▶ INFORMATION SUPPLIED
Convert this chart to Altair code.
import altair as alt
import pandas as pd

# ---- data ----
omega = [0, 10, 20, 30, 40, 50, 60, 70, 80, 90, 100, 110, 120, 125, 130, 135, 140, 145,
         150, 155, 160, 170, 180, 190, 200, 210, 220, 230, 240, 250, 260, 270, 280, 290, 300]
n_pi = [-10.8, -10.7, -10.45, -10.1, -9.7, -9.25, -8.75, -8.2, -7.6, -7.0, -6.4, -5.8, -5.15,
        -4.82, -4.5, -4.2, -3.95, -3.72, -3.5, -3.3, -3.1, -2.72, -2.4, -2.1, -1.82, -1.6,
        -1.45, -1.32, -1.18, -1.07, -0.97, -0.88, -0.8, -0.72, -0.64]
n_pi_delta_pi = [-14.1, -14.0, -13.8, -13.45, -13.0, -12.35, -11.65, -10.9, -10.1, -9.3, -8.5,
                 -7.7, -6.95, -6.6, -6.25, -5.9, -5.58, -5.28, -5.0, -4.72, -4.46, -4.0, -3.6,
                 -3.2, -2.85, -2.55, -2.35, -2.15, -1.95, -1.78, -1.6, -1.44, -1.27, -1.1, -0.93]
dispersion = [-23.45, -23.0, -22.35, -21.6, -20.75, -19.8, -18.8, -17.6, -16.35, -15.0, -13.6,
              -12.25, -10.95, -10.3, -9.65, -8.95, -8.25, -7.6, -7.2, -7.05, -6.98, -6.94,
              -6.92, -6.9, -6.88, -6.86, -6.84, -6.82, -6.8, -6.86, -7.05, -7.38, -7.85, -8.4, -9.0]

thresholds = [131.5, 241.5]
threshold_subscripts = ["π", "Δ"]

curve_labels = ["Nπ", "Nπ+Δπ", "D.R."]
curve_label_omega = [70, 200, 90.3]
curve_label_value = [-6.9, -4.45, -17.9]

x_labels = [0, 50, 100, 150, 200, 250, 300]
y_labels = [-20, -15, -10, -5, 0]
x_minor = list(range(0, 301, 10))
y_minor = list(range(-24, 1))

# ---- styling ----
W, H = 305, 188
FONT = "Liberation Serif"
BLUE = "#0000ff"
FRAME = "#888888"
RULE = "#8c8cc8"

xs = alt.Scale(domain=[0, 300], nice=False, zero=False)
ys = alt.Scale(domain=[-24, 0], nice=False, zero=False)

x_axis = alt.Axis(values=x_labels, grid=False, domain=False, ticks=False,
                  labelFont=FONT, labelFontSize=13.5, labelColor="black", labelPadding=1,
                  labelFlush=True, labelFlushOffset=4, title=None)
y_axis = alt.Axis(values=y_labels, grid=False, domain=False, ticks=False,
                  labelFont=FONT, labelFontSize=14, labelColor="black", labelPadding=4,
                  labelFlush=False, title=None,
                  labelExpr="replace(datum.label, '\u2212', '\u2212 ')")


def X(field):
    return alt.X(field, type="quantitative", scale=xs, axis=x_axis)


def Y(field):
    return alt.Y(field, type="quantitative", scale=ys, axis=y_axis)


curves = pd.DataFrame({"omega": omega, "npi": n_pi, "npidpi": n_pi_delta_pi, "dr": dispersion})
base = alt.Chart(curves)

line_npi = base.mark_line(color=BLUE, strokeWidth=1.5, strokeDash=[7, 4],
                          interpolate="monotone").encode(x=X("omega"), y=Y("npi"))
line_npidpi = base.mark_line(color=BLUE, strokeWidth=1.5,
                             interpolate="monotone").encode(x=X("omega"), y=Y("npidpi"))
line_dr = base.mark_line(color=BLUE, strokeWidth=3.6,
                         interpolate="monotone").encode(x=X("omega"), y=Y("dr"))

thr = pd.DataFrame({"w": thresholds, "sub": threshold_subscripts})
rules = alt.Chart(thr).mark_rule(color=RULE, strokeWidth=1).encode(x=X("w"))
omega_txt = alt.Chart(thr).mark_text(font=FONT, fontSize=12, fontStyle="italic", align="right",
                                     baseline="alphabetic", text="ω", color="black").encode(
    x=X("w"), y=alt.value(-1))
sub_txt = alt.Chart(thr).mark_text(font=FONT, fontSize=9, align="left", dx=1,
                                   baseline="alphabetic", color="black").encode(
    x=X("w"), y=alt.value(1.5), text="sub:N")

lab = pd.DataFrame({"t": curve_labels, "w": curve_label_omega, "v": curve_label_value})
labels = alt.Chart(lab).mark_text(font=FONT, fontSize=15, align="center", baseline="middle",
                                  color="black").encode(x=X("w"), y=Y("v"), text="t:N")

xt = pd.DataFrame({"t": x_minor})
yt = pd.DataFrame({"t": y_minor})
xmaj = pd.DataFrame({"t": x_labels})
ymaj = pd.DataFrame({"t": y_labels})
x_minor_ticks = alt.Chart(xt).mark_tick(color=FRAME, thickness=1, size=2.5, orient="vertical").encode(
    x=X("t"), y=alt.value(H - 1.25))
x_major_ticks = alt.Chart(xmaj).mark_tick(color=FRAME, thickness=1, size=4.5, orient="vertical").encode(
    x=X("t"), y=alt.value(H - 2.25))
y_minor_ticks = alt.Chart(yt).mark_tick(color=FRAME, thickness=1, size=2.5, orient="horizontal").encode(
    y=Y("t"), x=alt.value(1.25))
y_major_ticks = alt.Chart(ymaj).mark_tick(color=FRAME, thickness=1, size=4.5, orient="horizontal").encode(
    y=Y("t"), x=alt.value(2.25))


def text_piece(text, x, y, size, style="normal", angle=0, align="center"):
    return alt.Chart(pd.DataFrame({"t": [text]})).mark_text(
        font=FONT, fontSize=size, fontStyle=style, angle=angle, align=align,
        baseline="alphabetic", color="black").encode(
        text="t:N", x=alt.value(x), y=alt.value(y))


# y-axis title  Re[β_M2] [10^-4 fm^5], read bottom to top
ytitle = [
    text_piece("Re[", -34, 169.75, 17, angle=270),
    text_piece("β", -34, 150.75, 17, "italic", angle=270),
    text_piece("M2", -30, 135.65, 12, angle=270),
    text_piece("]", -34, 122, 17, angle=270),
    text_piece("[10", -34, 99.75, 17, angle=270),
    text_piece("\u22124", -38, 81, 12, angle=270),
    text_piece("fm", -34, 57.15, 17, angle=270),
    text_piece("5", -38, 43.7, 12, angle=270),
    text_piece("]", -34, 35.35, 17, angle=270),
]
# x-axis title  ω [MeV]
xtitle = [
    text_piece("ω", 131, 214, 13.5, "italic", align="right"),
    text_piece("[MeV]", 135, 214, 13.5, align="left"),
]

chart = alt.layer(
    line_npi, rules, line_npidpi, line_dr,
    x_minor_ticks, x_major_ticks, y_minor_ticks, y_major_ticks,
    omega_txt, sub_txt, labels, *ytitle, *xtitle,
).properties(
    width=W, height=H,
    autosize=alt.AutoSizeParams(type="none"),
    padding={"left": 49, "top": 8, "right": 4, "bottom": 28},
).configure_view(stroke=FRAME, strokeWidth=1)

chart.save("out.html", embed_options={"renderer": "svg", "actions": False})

...

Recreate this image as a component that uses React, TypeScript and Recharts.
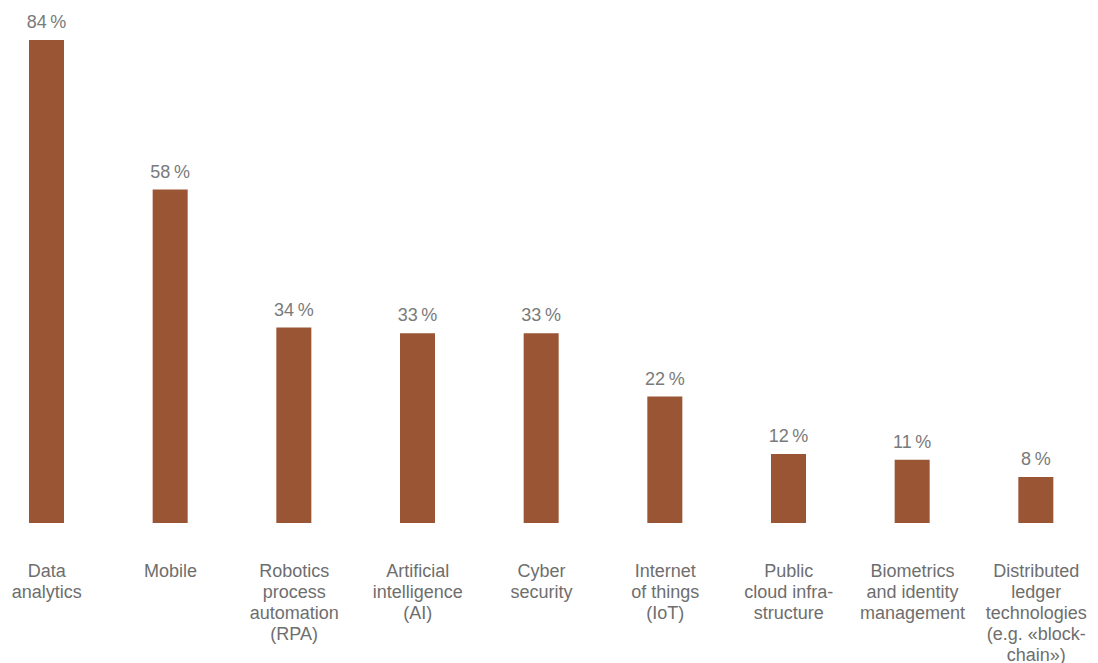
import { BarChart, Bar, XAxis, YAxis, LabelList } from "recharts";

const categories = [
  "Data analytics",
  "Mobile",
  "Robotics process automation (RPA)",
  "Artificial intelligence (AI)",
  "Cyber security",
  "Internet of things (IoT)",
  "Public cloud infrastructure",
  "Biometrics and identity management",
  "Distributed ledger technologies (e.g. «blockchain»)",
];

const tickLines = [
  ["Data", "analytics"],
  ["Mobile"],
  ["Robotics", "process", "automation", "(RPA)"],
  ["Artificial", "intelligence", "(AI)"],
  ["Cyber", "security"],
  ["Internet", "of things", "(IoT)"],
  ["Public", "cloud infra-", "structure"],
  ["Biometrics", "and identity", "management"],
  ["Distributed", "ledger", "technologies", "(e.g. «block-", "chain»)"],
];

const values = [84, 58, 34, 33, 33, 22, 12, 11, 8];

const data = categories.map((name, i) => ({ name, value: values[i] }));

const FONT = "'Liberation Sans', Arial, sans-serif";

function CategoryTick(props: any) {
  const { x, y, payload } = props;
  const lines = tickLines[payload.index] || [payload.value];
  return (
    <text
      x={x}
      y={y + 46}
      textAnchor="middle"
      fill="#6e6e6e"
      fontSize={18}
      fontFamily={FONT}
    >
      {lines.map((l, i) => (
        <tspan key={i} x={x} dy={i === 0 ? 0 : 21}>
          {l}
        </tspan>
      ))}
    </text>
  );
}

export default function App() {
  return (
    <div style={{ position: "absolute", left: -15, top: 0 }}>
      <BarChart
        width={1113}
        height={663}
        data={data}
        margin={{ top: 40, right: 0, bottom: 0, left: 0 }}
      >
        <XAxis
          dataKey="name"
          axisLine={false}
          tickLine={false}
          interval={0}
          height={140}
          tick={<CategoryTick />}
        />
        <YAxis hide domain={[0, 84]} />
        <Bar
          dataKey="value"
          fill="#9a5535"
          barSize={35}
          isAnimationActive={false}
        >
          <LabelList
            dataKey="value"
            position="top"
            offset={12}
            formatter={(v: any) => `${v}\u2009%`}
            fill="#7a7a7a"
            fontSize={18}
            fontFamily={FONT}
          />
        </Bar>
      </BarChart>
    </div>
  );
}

▶ EXERCISE
Of the lines in the material, how many hold the word "this"? Reply with the number only.

▶ RIGHT ANSWER
2